Wrapping things up, we have the other NVIDIA features like 3D Vision (GT 425M or higher required for gaming, because of the 60FPS target to render two separate views), and the new 3D notebooks will also support 3DTV Play. And if you've wondered about the utility of 3D Vision on notebooks—after all, who wants to carry around the extra USB shutter transmitter?—the new line of 3D Vision enabled laptops will be integrating the emitter into the display bezel.
One last win for NVIDIA comes from ASUS, who will be building an all-in-one 3D Vision PC with the GTX 460M driving the graphics. Like the new 400M notebooks, the 3D emitter is integrated in the display bezel, providing for less wire clutter. We don't have any other details on the ASUS ET2400XVT other than availability is scheduled for some time in the next month or two; hopefully we can get one to test drive and let you know how it works in the near future.

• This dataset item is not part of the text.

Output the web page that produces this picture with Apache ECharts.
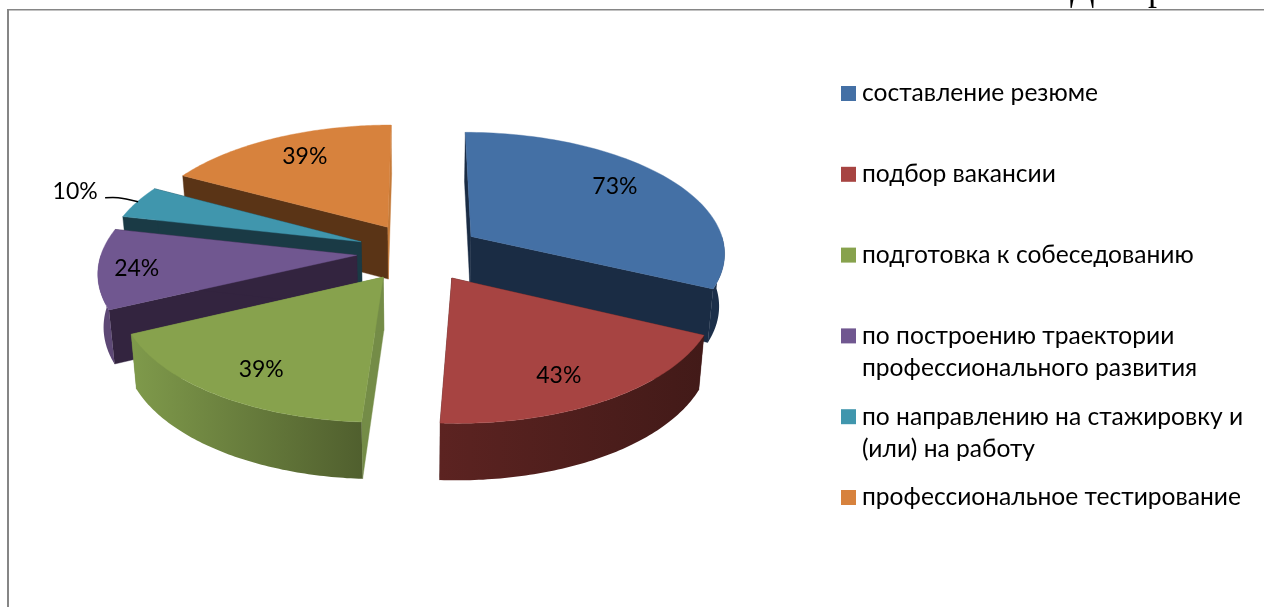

All told, the 400M lineup is looking pretty good right about now. AMD got there first with top to bottom DX11 mobile parts, but performance wasn't substantially higher in many cases than their previous 4000 series. DX11 was a big selling point though, and judging by the number of HD 5000 laptop design wins consumers like the feature. Now NVIDIA can strike back with not just DX11, but very likely higher performance and features like CUDA, PhysX, and Optimus. If you've been holding off buying a new laptop, this fall may finally have the new designs to tempt you into upgrading. Unfortunately, that makes the last few pre-400M laptops we have in hand for review just a little less compelling, but hopefully those who don't need DX11 will be able to find some great deals on the current "outdated" crop as a consolation prize. Have I mentioned how much I like competition?